The memory cost of pthreads that people generally refer to is the stack. Userland scheduling doesn't have anything to do with the stack size. You can get the stack size down very low in a 1:1 thread model: 10kB (or, in future Linux kernels, 6kB). That's comparable to the stack size of a goroutine.
Context switching cost depends on your use case. For I/O, keep in mind that you have a round trip through the kernel either way.
> being able to convert a callback-based push interface into a pull interface, without having to refactor the intermediate code, which can be amazingly powerful for things like parsers.
You can efficiently do that with threads too. In fact, that is exactly how HTML parsing works in every modern browser: the parser runs off a separate thread and forwards DOM create events to the main thread. HTML parsing is about the most performance-critical parsing setting you can think of.

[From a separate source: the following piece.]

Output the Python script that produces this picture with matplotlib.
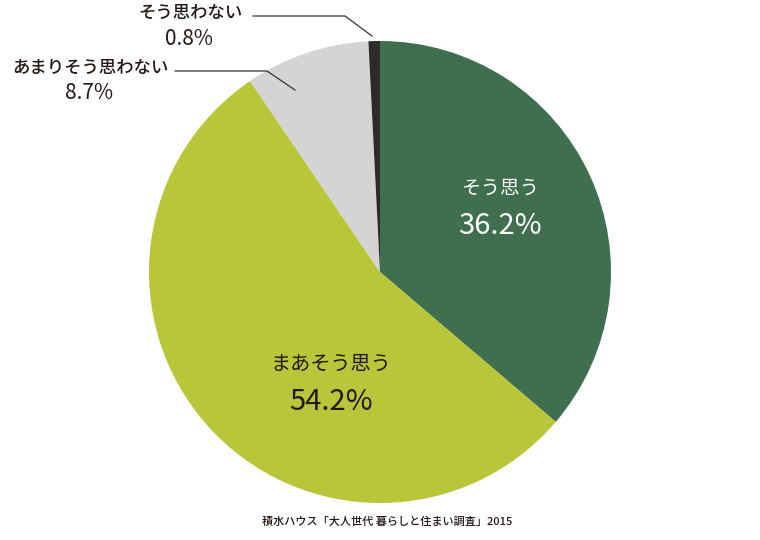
import matplotlib
matplotlib.use("Agg")
import matplotlib.pyplot as plt
import numpy as np

plt.rcParams['font.family'] = ['Noto Sans CJK JP', 'DejaVu Sans']

labels = ["そう思う", "まあそう思う", "あまりそう思わない", "そう思わない"]
values = [36.2, 54.2, 8.7, 0.8]
colors = ["#3f6f4f", "#b9c63a", "#d4d4d4", "#2b2b2b"]
source = "積水ハウス「大人世代 暮らしと住まい調査」2015"

W, H = 760, 540
fig = plt.figure(figsize=(7.6, 5.4), dpi=100)
ax = fig.add_axes([0, 0, 1, 1])

cx, cy, R = 380, H - 272, 231
wedges, _ = ax.pie(values, colors=colors, startangle=90, counterclock=False,
                   center=(cx, cy), radius=R, frame=True,
                   wedgeprops=dict(linewidth=0))
ax.set_xlim(0, W)
ax.set_ylim(0, H)
ax.set_aspect('equal')
ax.axis('off')

def py(y):
    return H - y

dark = '#231815'
# inside labels
ax.text(500, py(188), labels[0], color='white', fontsize=14, ha='center', va='center')
ax.text(500, py(226), f"{values[0]}%", color='white', fontsize=21, ha='center', va='center')
ax.text(331, py(364), labels[1], color=dark, fontsize=14.5, ha='center', va='center')
ax.text(331, py(402), f"{values[1]}%", color=dark, fontsize=21, ha='center', va='center')

# outside labels
ax.text(190, py(13), labels[3], color=dark, fontsize=12.5, fontweight='medium', ha='center', va='center')
ax.text(189, py(39), f"{values[3]}%", color=dark, fontsize=15, ha='center', va='center')
ax.text(90, py(68), labels[2], color=dark, fontsize=12.5, fontweight='medium', ha='center', va='center')
ax.text(89, py(93), f"{values[2]}%", color=dark, fontsize=15, ha='center', va='center')

# leader lines
ax.plot([253, 345, 372], [py(16), py(16), py(36)], color='#333333', lw=0.9)
ax.plot([175, 267, 295], [py(71), py(71), py(90)], color='#333333', lw=0.9)

ax.text(387, py(522), source, color=dark, fontsize=8, fontweight='medium', ha='center', va='center')

fig.savefig("out.png", dpi=100)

This is a big advantage to Go, you're totally correct, but it does come at a cost with the GC and a runtime. For some this is acceptable, for others it is not. But this is not the reason that I personally decided to bet on Rust and not Go, though they were part of it.

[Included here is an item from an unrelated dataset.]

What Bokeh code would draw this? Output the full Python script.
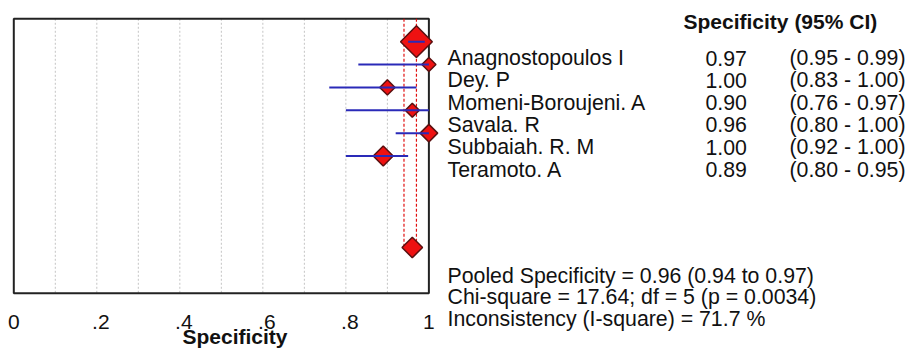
import numpy as np
from bokeh.plotting import figure
from bokeh.models import Range1d, ColumnDataSource
from bokeh.core.properties import value
from bokeh.embed import file_html
from bokeh.resources import INLINE

# ---------------- data ----------------
studies = ["Anagnostopoulos I", "Dey. P", "Momeni-Boroujeni. A",
           "Savala. R", "Subbaiah. R. M", "Teramoto. A"]
specificity = [0.97, 1.00, 0.90, 0.96, 1.00, 0.89]
ci_low = [0.95, 0.83, 0.76, 0.80, 0.92, 0.80]
ci_high = [0.99, 1.00, 0.97, 1.00, 1.00, 0.95]
weights = [40.0, 7.9, 9.3, 7.9, 12.3, 15.8]
pooled = 0.96
pooled_low = 0.94
pooled_high = 0.97
chi_square = 17.64
dof = 5
p_value = 0.0034
i_square = 71.7
x_ticks = [0, 0.2, 0.4, 0.6, 0.8, 1]
x_tick_labels = ["0", ".2", ".4", ".6", ".8", "1"]
grid_ticks = [0.1, 0.2, 0.3, 0.4, 0.5, 0.6, 0.7, 0.8, 0.9]
header = "Specificity (95% CI)"
x_title = "Specificity"

FONT = "Liberation Sans"
TXT = "#111111"
FS = "21.3px"
rows_y = list(range(len(studies)))
pooled_row = 9
box_top, box_bottom = -1, 11

# ---------------- figure (frame = whole canvas) ----------------
W, H = 906, 351
p = figure(width=W, height=H,
           x_range=Range1d(-0.03204, 2.1506), y_range=Range1d(13.547, -1.800),
           output_backend="svg", toolbar_location=None,
           x_axis_location=None, y_axis_location=None, min_border=0)
# helper ranges in window pixels for the text layout
p.extra_x_ranges = {"px": Range1d(0, W)}
p.extra_y_ranges = {"py": Range1d(H, 0)}
p.outline_line_color = None
p.grid.visible = False

# dotted grid lines inside the box
n_g = len(grid_ticks)
p.segment(x0=grid_ticks, y0=[box_top] * n_g, x1=grid_ticks, y1=[box_bottom] * n_g,
          line_color="#c4c4c4", line_dash="2 2", line_width=1)
# plot box
p.quad(left=[0], right=[1], top=[box_top], bottom=[box_bottom],
       fill_color=None, line_color="#222222", line_width=2)

# pooled CI reference lines
p.segment(x0=[pooled_low, pooled_high], y0=[box_top, box_top],
          x1=[pooled_low, pooled_high], y1=[pooled_row, pooled_row],
          line_color="#e01010", line_dash="3 2", line_width=1.2)

sizes = [3.55 * np.sqrt(w) for w in weights]
src = ColumnDataSource(dict(x=specificity, y=rows_y, lo=ci_low, hi=ci_high, s=sizes))
p.scatter(x="x", y="y", size="s", source=src, marker="square", angle=np.pi / 4,
          fill_color="#ee1111", line_color="#5a1010", line_width=1.5)
p.segment(x0="lo", y0="y", x1="hi", y1="y", source=src,
          line_color="#2a2ab8", line_width=2)
p.scatter(x=[pooled], y=[pooled_row], size=14.5, marker="square", angle=np.pi / 4,
          fill_color="#ee1111", line_color="#5a1010", line_width=1.5)

# x tick labels (at the tick values, via the x scale); decimal labels sit slightly right
tick_nudge = [4 if l.startswith(".") else 0 for l in x_tick_labels]
tick_src = ColumnDataSource(dict(x=x_ticks, y=[321.5] * len(x_ticks),
                                 t=x_tick_labels, dx=tick_nudge))
p.text(x="x", y="y", text="t", x_offset="dx", source=tick_src, y_range_name="py",
       text_font=value(FONT), text_font_size="21px", text_color=TXT,
       text_align="center", text_baseline="alphabetic")
# x axis title
p.text(x=[234.5], y=[336], text=[x_title], x_range_name="px", y_range_name="py",
       text_font=value(FONT), text_font_size="21px", text_font_style="bold",
       text_color=TXT, text_align="center", text_baseline="alphabetic")

# ---------------- text panel ----------------
row_base = 57.5
row_step = 22.3
ty = [row_base + row_step * i for i in rows_y]
n = len(studies)
tsrc = ColumnDataSource(dict(
    y=ty, xn=[447] * n, xv=[705] * n, xc=[789] * n,
    name=studies,
    val=[f"{v:.2f}" for v in specificity],
    ci=[f"({lo:.2f} - {hi:.2f})" for lo, hi in zip(ci_low, ci_high)],
))
for xcol, tcol in (("xn", "name"), ("xv", "val"), ("xc", "ci")):
    p.text(x=xcol, y="y", text=tcol, source=tsrc,
           x_range_name="px", y_range_name="py",
           text_font=value(FONT), text_font_size=FS, text_color=TXT,
           text_baseline="alphabetic", text_align="left")

p.text(x=[683], y=[21], text=[header], x_range_name="px", y_range_name="py",
       text_font=value(FONT), text_font_size="21px", text_font_style="bold",
       text_color=TXT, text_baseline="alphabetic", text_align="left")

summary = [
    f"Pooled Specificity = {pooled:.2f} ({pooled_low:.2f} to {pooled_high:.2f})",
    f"Chi-square = {chi_square:.2f}; df = {dof} (p = {p_value:.4f})",
    f"Inconsistency (I-square) = {i_square:.1f} %",
]
p.text(x=[447] * 3, y=[275, 296.7, 318.3], text=summary,
       x_range_name="px", y_range_name="py",
       text_font=value(FONT), text_font_size=FS, text_color=TXT,
       text_baseline="alphabetic", text_align="left")

open("out.html", "w").write(file_html(p, INLINE))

The three main reasons that Go doesn't fit with the work I want to do on the network is all around compile time guarantees:
1) Strong type checking on Null
2) Required handling of Errors
3) Generics
These all help me write stable software that I have higher confidence in than what I've written in Go.
In terms of the debate on Futures, etc. you are right that it's simpler to write pure stack based functions, but the overhead of tokio and futures in Rust is not as high as that of a goroutine, but it does take more thought. It's a trade off on productivity vs. stability. In your opinion it's ugly and hurts productivity, but to me it is pure elegance with zero overhead cost at runtime (and if you preallocate an arena/slab it can even have known memory costs). After working with tokio over the last half year or so, I find that I'm as productive as I am when writing single threaded blocking IO code (granted there was an initial ramp up time before I became as comfortable as I am now).
I can't reiterate this enough. Rust has one of the best abstractions I've ever used over epoll/kqueue and MS' variant, MIO. MIO has picked not the crappy POSIX select, which every major OS has a better alternative to now, but instead the OS' preferred event system. The 10 year stability requirement is awkward, as I don't think anyone can predict the future, and in 10 years, who knows what will change.
As you mention, tokio is an awesome futures based abstraction on top of that, making it a breeze to write complex, fast, event driven logic.
I'm sad that after four days he didn't like Rust, I had a 100% different experience. After one day I fell in love with nearly every aspect of the language, and it was specifically because of state machines (which they mention as one of their core desires). My biggest complaint against the language hasn't changed, which is dealing with different Error types, but even that after a lot more experience with Rust has become easier.
Anyway, for NTPSec it's sad that this didn't suit their desires, but that doesn't mean that we can't write our own.